The center will provide the Japanese, Chinese and Filipino communities of Monterey County and long-term residents and property owners of Chinatown a place to preserve their culture and tradition, including opportunities to document family oral history and collect and display cultural artifacts and historical documents. It will tell the story of the impact of immigrants on the development of the Salinas Valley agricultural industry and provide employment opportunities in construction and museum operation.

"This has been an incredibly rich process for the university and our community partners," said Dr. Seth Pollack, director of CSU Monterey Bay's Service Learning Institute. "In opening the Soledad Street community unity garden, we planted the seeds that showed to the neighborhood that change is possible.

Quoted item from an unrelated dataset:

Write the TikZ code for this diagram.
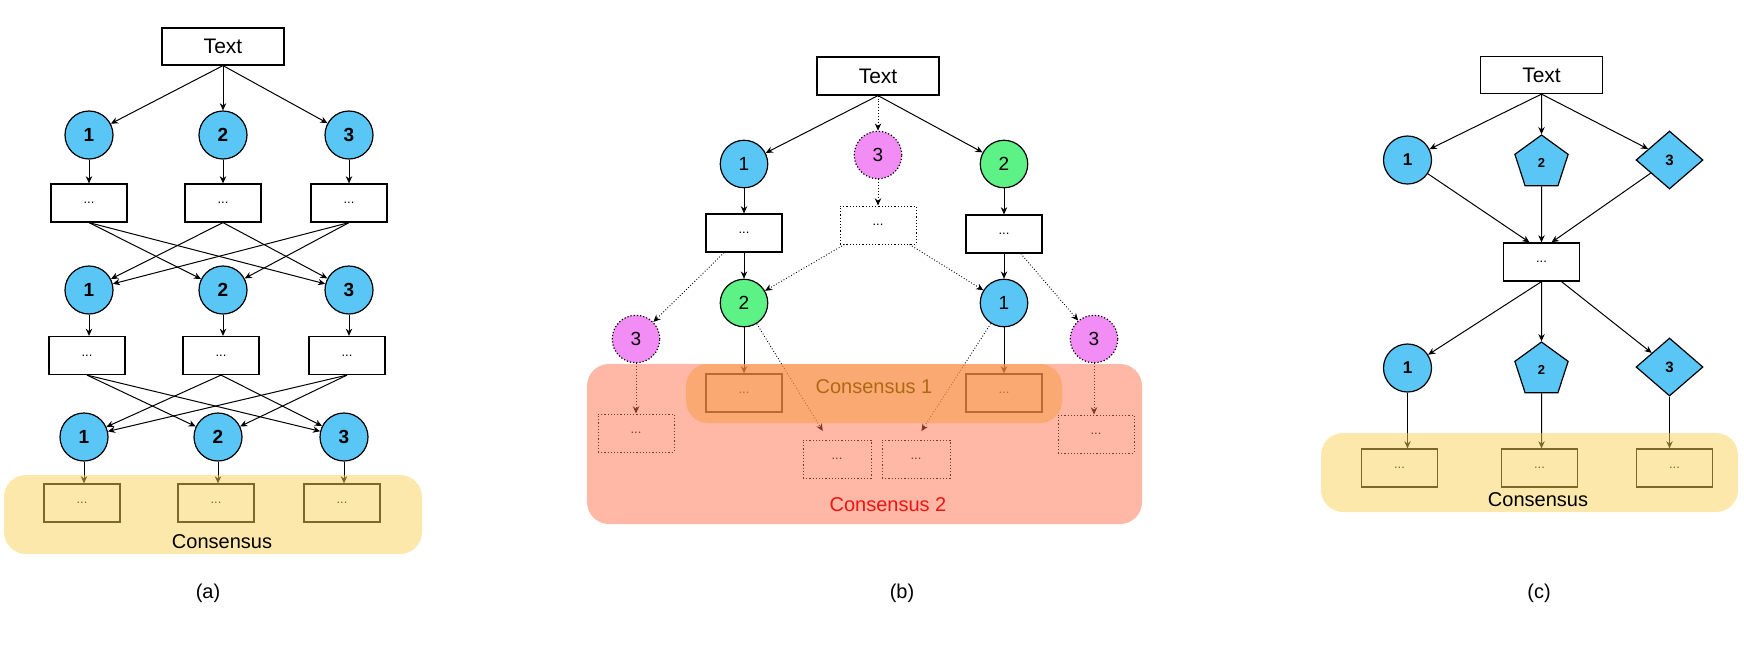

"The community planning process that followed brought new voices to the table. Now, our first fruit: funds to construct the Asian Cultural Center and Museum."

Among the students who will be involved in the project are those enrolled in the university's museum studies program.

"Students now have the opportunity to see a museum collection unfold from scratch. They will interview Asian residents and help them to uncover artifacts stashed in closets, attics, garages, under beds, in photo albums and china closets. They will assist in curating these objects into a compelling story of Salinas' diverse past," said Dr. Lila Staples, who teaches in the museum studies program.

Soledad Street was once a thriving Chinese, Japanese and Filipino community. The 12 square blocks that form the area are, literally and figuratively, cut off from much of the rest of the city. The area is blocked from a main thoroughfare by railroad tracks, and blocked from full participation with the rest of Salinas because of its reputation as a haven for drugs and other illicit activity that resulted from decades of neglect.

Since 1997, CSUMB's Service Learning Institute has worked with property owners, service providers, residents and other stakeholders to improve the area. Hundreds of students from a variety of academic disciplines have worked on the revitalization project.